One of the most important things to know when driving in Costa Rica is risky passing.
A lot of people pass in uncertain terms, on double line areas, uphill, on bridges, and in winding roads. And without real visibility.
Be cautious and alert at all times. And leave plenty of space between you and the car in front so that you can dodge an accident on the road.
Driving at Night
Avoid driving at night, particularly for extended distances.
Street lights are not as common in the rural regions, and on winding and narrow roads, it may be dangerous, to say the least.
Several bridges in Costa Rica are one lane wide, meaning that you have to take turns to pass.
The signal of “Yield” is “Ceda”. Usually, the norm is whoever goes first has the right of way. Rather than cars turning one at a time, the entire group of vehicles approaching from one direction crosses the bridge at the same time, while the other sidecars wait.
In some remote areas for Costa Rica, you will have to pass small creeks to get to your destination, and on the rainy season, this can be dangerous as flash floods coming from the mountains are quite common.
Please acknowledge that river crossings invalid rental car agreements; therefore, insurance won’t cover any damage.
Our recommendation before you cross a river is to wade through first and on foot to see the depth and look for submerged stones or holes that may harm your vehicle. It’s also a good idea to see a local car do it first and follow the path they take.
Always ask your Mapache Tours Travel consultant before going through a route with a river crossing.
Along main routes, you may find police checkpoints, often close to the international borders. They may be looking for illegal immigrants or smugglers.
They will ask you for the passport and the car’s papers and let you go. Don’t worry; these checkpoints are quite a routine. Just agree, and they will give you go right away.
If you get in an accident, call Mapache Tours’ emergency number immediately, we will handle the insurance company. Please do not move your car. The police and an insurance agent will come to evaluate the event and loss, and the rental car company will come to support and give you another car.
Gas stations are found everywhere in the country but are seldom separated by dozens of miles. Make sure your tank is full when going for a long-distance as you may not know when the next gas station will be.

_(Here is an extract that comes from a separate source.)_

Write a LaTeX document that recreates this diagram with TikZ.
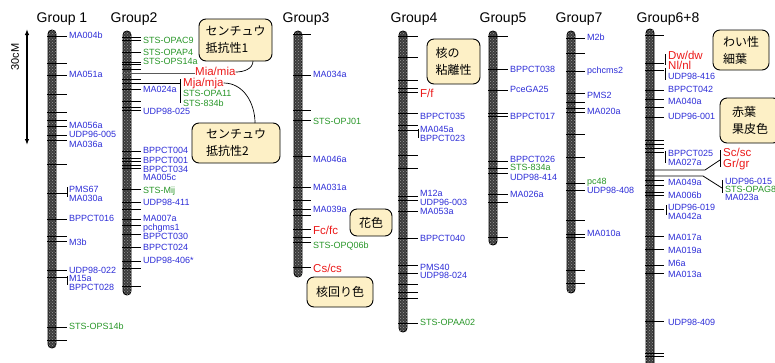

Know that in Costa Rica, all gas rates are regulated by the government and are adequately served, and the employees are quite nice always. They will check the oil, water, and tires as part of their routine, and in some stations even wash your windshield.
As in other areas in the World, rental cars are targeted because many of the car models are the same.
It’s easy, however, to keep safe by regarding a few simple tips.
The first is not to leave anything valuable and on sight inside the car. And even things with apparently no value. Thieves are sometimes observing from distant points and will strike as soon as they see the chance.
Keep your doors and windows locked and try to leave someone in the car to keep watch.
You will find that in tourist attractions like restaurants, bars, national parks or museums there are people to watch after cars. Sometimes they are part of the business, but in most cases, they just do it for a small fee or even a tip.
Driving in Costa Rica is a great way to know it from the inside out, you can stop and travel whenever you want and get to places where shuttles or tours won’t go.
But the best way to do it is to have a local to support you along the way.
And of course, there are many other alternatives, from shared transfers to having your driver and guide with you at all times.